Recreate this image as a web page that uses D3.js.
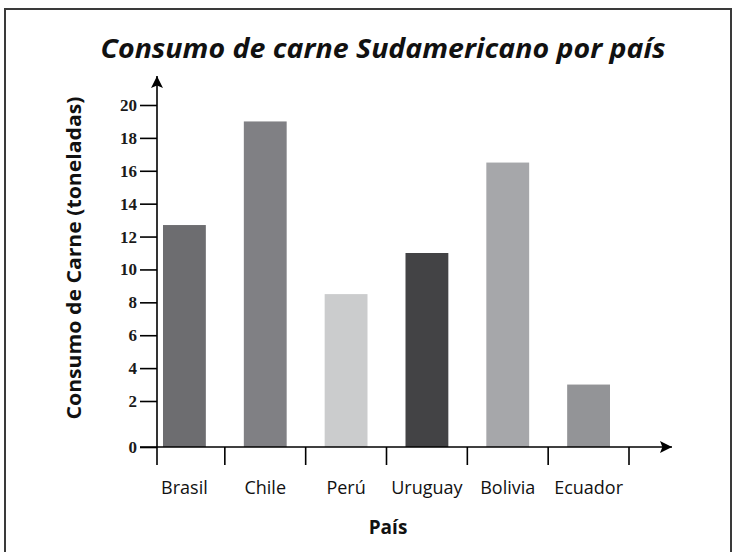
=-=-=-=-=
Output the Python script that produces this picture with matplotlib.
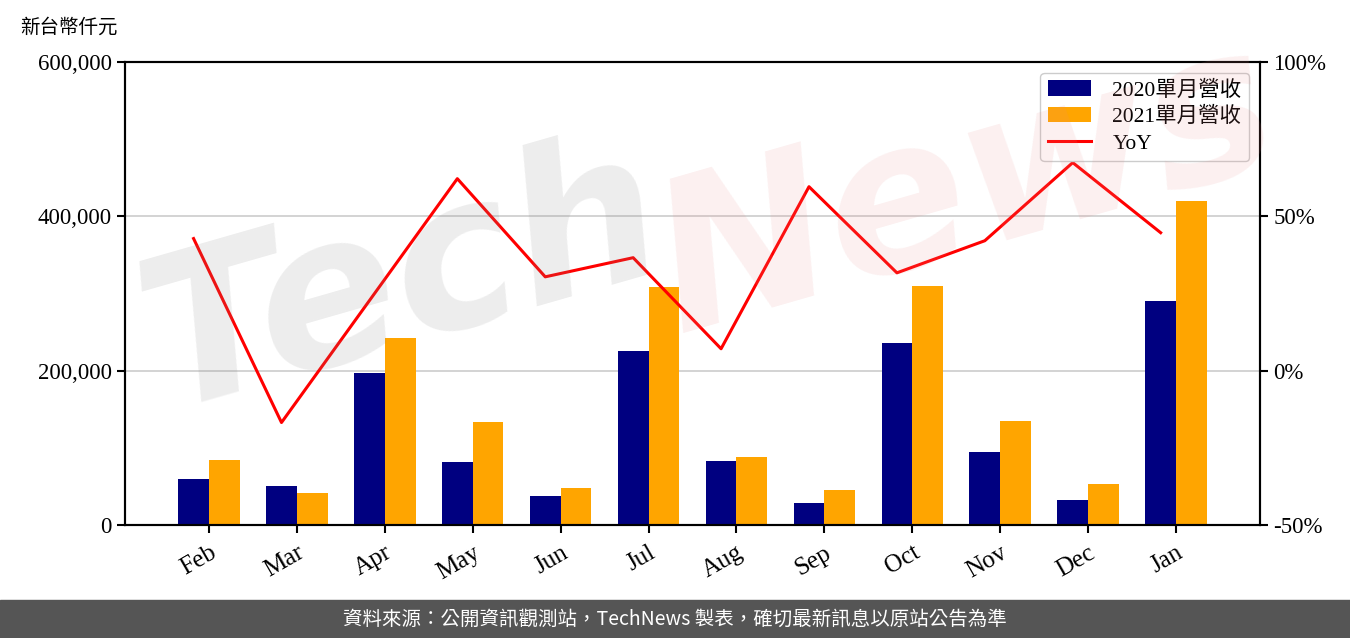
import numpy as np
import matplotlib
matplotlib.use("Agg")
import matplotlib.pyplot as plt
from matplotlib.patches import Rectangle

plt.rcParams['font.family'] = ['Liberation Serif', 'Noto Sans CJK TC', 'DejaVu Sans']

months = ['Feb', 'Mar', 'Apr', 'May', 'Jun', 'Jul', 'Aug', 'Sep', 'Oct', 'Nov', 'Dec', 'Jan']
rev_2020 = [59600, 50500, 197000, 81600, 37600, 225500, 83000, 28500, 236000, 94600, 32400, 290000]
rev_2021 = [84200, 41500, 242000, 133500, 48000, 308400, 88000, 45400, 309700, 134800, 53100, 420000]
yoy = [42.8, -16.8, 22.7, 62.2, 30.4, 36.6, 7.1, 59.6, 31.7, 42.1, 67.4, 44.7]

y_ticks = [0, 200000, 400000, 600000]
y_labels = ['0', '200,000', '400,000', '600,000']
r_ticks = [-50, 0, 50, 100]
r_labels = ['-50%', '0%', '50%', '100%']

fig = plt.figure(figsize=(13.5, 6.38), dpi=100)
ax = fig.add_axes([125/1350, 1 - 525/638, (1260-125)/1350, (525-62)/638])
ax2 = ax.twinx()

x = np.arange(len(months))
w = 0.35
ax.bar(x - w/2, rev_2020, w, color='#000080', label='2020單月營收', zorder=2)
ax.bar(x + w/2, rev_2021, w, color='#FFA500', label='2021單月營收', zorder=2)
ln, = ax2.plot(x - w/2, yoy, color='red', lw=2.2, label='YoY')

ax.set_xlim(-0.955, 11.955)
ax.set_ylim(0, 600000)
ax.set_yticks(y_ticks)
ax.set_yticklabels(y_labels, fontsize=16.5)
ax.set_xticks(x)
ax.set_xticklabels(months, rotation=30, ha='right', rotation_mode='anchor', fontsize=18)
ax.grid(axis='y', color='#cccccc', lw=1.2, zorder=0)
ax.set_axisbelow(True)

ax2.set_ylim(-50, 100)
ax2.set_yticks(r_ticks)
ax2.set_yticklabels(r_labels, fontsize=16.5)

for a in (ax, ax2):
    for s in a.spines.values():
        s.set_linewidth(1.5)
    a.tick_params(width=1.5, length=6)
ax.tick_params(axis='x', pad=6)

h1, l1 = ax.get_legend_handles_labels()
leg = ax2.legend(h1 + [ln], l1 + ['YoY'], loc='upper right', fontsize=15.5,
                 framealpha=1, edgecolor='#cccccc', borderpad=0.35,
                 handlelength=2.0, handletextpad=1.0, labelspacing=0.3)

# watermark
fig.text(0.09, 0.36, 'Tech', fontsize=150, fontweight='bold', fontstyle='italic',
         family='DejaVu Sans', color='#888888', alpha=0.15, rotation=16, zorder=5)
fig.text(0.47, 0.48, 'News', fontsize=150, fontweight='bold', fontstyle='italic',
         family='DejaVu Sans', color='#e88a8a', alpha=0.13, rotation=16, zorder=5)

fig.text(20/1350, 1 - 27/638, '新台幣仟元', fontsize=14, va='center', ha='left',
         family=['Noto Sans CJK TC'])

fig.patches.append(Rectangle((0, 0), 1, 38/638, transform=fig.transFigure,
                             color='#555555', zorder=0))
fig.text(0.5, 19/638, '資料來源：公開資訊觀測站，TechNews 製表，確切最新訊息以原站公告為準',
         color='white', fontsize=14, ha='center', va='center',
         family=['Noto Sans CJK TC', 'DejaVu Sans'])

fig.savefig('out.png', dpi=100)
=-=-=-=-=
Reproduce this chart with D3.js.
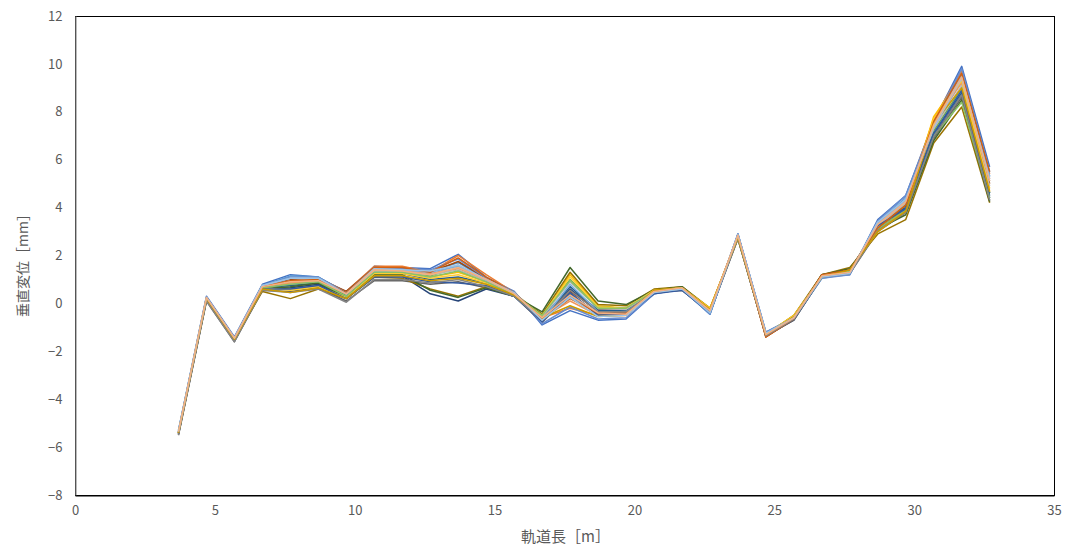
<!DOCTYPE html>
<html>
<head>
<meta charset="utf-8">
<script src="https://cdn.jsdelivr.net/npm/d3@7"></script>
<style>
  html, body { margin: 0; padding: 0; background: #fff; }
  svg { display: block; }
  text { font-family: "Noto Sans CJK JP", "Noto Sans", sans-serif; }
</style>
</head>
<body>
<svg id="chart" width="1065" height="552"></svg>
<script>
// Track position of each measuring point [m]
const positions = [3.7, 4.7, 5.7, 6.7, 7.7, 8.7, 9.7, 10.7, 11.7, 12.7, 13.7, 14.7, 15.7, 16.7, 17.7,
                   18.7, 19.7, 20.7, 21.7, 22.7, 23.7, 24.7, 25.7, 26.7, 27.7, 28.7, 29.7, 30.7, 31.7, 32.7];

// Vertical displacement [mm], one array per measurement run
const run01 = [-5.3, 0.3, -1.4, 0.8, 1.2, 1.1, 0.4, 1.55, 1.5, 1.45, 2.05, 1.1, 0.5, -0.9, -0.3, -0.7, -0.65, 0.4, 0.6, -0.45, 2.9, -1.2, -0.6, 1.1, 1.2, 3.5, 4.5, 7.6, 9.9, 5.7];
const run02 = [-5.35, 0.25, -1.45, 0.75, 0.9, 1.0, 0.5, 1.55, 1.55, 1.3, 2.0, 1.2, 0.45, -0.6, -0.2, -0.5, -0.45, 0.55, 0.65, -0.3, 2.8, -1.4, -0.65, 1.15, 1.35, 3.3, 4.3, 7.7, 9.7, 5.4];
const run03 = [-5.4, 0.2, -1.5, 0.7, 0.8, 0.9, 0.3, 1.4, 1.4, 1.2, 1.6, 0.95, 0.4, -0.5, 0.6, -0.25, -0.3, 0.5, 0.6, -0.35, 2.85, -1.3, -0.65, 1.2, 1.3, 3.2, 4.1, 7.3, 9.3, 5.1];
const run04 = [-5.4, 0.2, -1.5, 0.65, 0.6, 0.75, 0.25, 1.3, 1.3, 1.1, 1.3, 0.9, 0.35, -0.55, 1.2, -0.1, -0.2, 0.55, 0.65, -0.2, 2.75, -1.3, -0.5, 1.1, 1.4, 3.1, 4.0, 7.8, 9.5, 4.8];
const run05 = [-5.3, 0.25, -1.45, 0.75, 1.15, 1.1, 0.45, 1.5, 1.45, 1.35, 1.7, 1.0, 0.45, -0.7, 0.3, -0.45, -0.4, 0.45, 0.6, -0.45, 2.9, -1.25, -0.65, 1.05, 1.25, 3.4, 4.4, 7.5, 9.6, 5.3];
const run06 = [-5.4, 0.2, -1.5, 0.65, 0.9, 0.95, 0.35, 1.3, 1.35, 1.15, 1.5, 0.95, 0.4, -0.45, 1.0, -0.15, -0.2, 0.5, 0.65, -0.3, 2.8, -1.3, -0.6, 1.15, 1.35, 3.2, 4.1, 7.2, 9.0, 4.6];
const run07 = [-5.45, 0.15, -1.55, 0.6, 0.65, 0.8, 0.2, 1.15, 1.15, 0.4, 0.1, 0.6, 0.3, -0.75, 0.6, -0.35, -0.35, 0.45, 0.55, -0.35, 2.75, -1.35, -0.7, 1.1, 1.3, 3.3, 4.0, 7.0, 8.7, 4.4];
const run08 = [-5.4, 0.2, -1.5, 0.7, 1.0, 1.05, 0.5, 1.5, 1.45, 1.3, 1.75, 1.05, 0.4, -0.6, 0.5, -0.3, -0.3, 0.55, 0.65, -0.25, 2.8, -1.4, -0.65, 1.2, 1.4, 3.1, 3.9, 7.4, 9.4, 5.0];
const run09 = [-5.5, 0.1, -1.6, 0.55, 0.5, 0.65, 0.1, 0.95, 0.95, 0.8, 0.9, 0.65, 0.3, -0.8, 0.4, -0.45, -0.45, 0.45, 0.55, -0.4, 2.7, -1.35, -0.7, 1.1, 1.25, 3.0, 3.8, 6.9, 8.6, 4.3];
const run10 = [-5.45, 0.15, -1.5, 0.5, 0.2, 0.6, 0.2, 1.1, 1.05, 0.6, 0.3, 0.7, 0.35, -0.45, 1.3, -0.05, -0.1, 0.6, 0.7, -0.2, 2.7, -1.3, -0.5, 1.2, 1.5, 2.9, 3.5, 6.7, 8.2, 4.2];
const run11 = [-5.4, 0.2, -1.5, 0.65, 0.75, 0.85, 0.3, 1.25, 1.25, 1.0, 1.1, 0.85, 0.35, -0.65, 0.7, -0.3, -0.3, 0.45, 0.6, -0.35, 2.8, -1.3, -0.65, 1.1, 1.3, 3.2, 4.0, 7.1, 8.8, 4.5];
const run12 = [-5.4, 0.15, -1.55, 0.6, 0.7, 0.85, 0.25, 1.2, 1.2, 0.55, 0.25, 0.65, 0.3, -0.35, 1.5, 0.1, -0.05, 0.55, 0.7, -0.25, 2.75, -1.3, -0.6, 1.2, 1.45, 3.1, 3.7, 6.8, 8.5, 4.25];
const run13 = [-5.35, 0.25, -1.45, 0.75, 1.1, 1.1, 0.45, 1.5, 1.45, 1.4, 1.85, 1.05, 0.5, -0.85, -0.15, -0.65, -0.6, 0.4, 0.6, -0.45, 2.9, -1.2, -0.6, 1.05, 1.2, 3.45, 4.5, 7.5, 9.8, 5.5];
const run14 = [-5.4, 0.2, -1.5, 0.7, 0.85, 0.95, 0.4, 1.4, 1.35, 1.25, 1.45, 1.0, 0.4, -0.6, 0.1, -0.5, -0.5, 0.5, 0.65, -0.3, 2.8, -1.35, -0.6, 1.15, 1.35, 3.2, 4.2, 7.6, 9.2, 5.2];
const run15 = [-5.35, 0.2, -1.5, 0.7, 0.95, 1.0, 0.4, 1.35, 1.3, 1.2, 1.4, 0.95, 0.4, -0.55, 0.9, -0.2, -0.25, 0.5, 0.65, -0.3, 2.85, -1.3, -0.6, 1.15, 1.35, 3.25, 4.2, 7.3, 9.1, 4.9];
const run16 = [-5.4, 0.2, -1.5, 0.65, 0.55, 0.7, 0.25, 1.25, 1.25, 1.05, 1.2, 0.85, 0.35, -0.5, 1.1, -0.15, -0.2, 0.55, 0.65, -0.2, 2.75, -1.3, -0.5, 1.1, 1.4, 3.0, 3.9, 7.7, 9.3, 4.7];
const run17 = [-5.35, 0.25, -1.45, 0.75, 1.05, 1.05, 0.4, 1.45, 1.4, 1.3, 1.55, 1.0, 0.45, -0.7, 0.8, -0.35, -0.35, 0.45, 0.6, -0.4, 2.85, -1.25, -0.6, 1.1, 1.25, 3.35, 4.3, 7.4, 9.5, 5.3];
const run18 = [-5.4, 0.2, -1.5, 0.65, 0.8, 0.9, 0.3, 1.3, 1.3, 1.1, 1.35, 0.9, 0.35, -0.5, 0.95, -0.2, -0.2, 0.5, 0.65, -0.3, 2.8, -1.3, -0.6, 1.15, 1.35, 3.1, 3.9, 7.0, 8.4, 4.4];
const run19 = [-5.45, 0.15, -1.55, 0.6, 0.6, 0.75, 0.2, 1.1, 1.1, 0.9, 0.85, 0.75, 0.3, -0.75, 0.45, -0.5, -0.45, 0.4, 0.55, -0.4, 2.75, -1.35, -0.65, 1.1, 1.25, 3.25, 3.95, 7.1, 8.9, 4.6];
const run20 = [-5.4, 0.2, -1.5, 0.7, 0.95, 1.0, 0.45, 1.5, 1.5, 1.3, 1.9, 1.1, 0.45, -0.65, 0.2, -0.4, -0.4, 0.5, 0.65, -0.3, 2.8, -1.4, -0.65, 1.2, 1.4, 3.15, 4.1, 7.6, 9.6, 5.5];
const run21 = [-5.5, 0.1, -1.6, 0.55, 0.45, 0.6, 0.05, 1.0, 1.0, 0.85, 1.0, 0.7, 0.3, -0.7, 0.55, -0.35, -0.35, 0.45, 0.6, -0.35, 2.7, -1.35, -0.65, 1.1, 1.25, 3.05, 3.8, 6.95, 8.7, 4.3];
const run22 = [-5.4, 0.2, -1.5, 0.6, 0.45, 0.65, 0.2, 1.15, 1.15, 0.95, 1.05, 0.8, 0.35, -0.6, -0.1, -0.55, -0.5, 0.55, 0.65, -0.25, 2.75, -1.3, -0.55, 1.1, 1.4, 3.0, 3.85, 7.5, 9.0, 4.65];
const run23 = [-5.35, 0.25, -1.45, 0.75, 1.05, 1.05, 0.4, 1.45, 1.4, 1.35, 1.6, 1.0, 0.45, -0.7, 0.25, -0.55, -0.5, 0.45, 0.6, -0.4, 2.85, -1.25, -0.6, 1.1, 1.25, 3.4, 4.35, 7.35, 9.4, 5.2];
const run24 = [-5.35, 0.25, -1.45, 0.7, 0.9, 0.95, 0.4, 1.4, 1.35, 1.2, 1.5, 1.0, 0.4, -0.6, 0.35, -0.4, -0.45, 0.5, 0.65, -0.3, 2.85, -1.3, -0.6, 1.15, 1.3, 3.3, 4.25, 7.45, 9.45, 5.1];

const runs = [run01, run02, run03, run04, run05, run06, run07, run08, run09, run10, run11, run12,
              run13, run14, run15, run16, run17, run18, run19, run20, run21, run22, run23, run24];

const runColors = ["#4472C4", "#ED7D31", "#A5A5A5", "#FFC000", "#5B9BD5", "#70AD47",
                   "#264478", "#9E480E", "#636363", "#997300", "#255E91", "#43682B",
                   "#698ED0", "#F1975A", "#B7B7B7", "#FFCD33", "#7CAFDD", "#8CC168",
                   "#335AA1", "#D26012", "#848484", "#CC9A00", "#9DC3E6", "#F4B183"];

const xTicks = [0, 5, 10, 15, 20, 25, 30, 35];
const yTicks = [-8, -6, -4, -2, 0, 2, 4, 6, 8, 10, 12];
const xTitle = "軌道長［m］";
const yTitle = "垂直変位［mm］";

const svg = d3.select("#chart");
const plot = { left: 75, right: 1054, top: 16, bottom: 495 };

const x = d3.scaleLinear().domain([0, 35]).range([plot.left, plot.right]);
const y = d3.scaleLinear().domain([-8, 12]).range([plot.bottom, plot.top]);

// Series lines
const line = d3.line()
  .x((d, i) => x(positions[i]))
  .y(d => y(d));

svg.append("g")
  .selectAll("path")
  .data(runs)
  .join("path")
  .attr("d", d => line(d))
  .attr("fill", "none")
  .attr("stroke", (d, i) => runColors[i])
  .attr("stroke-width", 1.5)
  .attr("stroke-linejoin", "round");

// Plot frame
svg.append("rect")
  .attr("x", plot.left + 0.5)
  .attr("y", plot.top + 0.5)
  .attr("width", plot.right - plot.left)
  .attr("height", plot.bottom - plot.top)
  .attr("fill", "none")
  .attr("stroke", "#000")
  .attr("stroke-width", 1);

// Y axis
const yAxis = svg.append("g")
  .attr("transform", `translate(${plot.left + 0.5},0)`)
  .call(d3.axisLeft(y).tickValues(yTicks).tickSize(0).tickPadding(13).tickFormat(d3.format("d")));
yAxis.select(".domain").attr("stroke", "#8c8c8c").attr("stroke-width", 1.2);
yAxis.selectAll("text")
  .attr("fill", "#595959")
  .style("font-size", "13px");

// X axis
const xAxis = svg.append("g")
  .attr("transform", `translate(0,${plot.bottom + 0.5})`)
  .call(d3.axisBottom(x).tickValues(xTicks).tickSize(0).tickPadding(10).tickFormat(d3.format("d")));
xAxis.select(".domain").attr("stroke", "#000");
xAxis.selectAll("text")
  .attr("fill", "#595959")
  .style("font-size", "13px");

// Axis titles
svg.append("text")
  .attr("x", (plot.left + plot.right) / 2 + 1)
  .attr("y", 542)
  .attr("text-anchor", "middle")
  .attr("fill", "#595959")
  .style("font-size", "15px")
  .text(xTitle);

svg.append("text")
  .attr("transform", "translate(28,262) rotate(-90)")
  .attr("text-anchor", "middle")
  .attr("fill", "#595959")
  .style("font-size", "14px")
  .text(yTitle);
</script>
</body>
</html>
=-=-=-=-=
# [What you have to do]
The lines to print start at the line containing "Reproduce this chart with D3.js." and end at the line containing "30.7, 31.7, 32.7];"; print them exactly, both ends included, and leave out every picture.

# [The completed task]
Reproduce this chart with D3.js.
<!DOCTYPE html>
<html>
<head>
<meta charset="utf-8">
<script src="https://cdn.jsdelivr.net/npm/d3@7"></script>
<style>
  html, body { margin: 0; padding: 0; background: #fff; }
  svg { display: block; }
  text { font-family: "Noto Sans CJK JP", "Noto Sans", sans-serif; }
</style>
</head>
<body>
<svg id="chart" width="1065" height="552"></svg>
<script>
// Track position of each measuring point [m]
const positions = [3.7, 4.7, 5.7, 6.7, 7.7, 8.7, 9.7, 10.7, 11.7, 12.7, 13.7, 14.7, 15.7, 16.7, 17.7,
                   18.7, 19.7, 20.7, 21.7, 22.7, 23.7, 24.7, 25.7, 26.7, 27.7, 28.7, 29.7, 30.7, 31.7, 32.7];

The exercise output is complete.